DATASET RECORDS:
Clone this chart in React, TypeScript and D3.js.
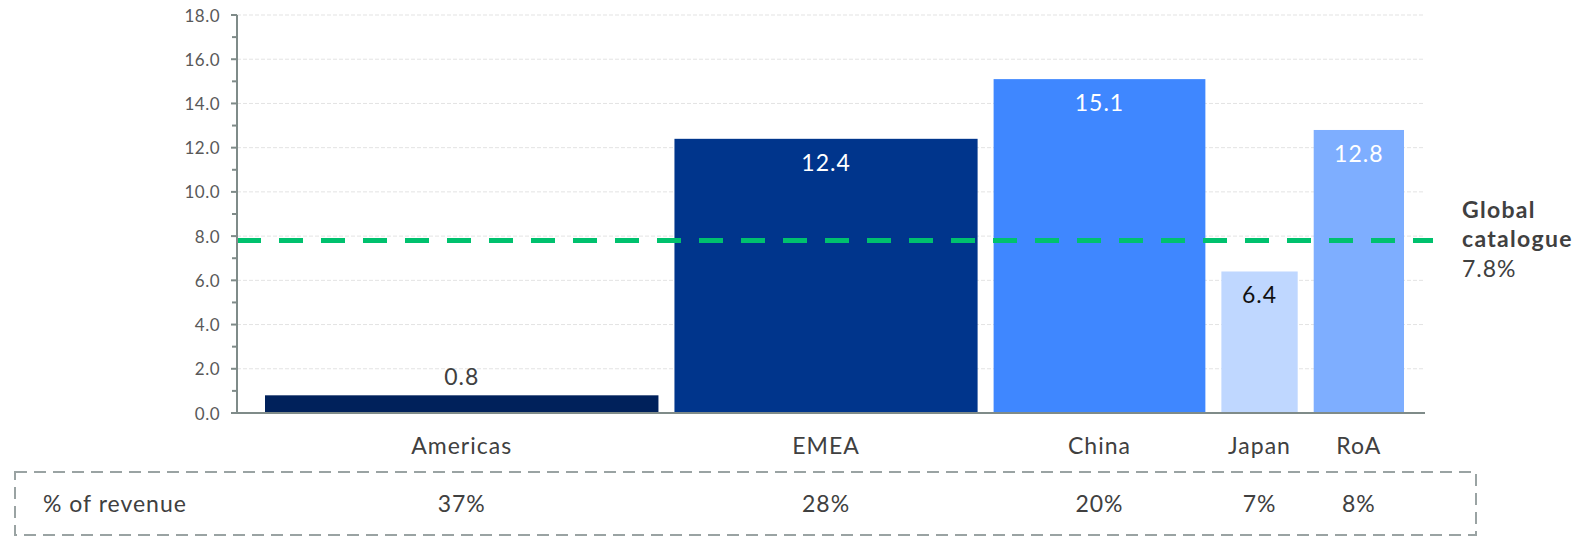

---

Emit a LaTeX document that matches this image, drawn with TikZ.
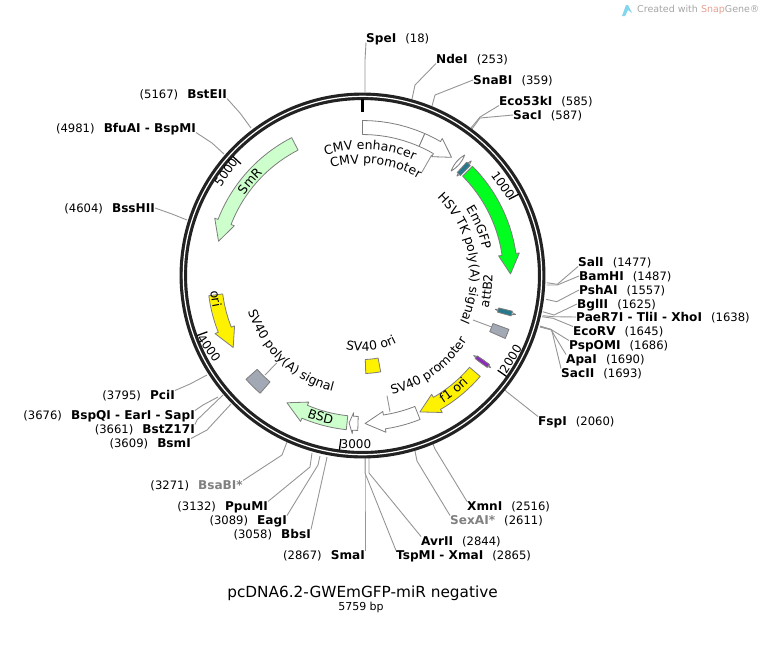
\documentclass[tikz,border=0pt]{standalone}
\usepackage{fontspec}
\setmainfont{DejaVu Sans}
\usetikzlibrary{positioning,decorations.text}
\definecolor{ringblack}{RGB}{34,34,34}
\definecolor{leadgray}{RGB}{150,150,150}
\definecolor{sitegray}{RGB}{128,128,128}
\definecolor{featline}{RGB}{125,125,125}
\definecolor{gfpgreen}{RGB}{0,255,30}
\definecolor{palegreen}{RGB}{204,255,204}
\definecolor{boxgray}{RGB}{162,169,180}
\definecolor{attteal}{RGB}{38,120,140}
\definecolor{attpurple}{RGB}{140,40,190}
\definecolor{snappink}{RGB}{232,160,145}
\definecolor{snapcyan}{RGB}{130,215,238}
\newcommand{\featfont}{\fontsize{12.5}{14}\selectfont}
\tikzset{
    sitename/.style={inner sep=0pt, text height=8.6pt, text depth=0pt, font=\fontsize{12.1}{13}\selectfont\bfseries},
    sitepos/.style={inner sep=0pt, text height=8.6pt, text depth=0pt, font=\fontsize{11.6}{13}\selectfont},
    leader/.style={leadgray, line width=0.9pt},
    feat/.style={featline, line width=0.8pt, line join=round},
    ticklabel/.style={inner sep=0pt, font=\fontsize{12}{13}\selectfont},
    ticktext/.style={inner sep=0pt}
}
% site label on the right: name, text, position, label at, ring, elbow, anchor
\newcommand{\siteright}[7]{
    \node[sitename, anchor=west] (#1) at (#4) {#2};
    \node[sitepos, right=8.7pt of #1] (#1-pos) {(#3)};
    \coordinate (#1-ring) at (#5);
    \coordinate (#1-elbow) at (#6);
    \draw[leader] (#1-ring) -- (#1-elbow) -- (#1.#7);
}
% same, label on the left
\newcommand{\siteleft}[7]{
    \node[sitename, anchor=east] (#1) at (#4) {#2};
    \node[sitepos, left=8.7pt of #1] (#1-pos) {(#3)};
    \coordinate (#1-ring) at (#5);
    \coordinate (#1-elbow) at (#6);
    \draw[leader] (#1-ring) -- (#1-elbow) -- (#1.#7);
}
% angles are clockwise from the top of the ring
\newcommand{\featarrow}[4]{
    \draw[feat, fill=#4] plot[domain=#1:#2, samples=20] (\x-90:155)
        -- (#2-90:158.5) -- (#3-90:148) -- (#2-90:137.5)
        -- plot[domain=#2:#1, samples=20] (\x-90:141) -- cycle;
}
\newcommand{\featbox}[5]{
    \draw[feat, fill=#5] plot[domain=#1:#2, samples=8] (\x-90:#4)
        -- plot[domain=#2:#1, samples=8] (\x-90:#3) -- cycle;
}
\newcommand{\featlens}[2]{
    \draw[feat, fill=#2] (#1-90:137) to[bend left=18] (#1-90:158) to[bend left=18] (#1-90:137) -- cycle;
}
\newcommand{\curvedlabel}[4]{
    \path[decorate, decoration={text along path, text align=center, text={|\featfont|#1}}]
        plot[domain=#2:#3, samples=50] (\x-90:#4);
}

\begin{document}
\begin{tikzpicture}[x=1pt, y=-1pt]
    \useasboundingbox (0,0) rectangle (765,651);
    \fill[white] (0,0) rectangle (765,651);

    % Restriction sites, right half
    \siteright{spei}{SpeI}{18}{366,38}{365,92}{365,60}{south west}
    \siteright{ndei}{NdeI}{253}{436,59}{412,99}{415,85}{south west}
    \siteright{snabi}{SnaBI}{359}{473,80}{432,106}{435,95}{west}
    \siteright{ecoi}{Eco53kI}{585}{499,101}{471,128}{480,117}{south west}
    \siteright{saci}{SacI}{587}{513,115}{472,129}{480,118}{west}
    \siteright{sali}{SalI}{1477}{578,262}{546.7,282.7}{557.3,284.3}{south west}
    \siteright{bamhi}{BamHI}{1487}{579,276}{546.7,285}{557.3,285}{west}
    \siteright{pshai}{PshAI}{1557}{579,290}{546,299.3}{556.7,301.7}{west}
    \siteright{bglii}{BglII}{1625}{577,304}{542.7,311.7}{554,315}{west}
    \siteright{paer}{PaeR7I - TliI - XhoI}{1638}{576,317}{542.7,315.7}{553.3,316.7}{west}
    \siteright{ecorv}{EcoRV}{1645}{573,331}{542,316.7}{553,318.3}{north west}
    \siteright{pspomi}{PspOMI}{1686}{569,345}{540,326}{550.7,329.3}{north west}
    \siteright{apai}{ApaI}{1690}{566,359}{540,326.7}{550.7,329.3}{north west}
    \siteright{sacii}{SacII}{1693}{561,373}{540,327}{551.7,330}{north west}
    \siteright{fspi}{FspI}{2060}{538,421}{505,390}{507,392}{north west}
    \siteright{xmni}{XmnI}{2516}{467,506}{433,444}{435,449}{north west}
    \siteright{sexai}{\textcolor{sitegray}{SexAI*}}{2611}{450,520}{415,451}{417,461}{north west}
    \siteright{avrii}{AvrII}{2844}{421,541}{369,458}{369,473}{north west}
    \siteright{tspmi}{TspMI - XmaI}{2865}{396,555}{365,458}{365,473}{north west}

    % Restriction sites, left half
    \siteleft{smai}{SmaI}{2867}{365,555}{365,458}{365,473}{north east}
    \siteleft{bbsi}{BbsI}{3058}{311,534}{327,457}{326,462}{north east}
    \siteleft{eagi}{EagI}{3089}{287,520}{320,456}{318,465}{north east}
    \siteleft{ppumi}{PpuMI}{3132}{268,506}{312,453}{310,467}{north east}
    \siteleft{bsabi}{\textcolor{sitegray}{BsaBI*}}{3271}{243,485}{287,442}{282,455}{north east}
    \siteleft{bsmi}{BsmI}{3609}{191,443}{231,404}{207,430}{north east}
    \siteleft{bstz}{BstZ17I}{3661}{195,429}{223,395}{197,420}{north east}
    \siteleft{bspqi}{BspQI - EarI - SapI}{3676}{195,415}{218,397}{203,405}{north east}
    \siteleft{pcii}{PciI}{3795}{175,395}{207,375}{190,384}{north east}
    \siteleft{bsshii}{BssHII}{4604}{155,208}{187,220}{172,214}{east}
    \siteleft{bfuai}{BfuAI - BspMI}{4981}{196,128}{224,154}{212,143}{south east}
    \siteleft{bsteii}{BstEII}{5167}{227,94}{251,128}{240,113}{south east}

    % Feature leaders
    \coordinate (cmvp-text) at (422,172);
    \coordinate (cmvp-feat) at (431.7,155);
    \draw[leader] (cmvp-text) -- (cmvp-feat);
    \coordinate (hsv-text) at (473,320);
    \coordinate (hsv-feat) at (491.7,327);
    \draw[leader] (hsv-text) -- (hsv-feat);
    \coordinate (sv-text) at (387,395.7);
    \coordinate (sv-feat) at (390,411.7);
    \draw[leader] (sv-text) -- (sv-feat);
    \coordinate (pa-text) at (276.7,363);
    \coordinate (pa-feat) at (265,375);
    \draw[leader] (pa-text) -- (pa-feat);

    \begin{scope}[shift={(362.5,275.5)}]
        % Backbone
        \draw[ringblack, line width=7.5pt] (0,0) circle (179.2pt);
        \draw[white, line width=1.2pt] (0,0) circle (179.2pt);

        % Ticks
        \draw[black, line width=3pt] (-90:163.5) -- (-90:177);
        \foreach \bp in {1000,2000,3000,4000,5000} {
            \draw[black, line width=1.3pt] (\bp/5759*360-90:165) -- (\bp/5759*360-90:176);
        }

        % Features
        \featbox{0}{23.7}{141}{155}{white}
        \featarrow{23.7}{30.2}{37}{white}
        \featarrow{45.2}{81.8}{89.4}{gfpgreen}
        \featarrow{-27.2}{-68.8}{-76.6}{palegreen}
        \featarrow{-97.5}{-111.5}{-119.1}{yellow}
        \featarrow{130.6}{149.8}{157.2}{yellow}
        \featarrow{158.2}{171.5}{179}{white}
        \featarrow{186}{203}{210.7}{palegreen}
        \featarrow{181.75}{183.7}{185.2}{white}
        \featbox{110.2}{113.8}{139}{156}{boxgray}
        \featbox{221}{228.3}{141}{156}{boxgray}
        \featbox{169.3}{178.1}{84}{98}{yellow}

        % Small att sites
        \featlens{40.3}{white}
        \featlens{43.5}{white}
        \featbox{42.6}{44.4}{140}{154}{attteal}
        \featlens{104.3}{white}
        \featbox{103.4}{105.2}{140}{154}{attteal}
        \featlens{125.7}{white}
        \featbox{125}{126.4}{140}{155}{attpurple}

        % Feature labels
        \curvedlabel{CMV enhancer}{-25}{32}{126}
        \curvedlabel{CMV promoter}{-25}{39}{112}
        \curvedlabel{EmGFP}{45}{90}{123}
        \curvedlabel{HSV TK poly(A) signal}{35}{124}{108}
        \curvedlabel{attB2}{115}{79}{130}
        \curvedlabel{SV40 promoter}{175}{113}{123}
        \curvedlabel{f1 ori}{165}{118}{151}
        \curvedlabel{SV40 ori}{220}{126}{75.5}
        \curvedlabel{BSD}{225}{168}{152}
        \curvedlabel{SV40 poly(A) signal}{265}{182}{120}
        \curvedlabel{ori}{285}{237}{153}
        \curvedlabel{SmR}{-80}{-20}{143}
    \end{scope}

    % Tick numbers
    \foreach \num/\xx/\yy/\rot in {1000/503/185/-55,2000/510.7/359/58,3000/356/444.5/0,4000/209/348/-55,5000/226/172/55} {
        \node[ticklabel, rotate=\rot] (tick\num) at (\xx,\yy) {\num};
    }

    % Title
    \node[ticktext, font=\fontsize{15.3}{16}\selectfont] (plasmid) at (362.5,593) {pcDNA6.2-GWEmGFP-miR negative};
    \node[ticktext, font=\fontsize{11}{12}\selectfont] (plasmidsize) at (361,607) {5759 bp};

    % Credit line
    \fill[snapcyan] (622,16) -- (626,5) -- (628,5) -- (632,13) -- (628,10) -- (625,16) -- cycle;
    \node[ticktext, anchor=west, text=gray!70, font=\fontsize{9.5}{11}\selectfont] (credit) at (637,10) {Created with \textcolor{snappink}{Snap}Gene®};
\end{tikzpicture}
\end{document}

WHAT IS NEEDED: From the listing above, copy out each line where the word "with" appears.

IN RESPONSE:
Emit a LaTeX document that matches this image, drawn with TikZ.
    \node[ticktext, anchor=west, text=gray!70, font=\fontsize{9.5}{11}\selectfont] (credit) at (637,10) {Created with \textcolor{snappink}{Snap}Gene®};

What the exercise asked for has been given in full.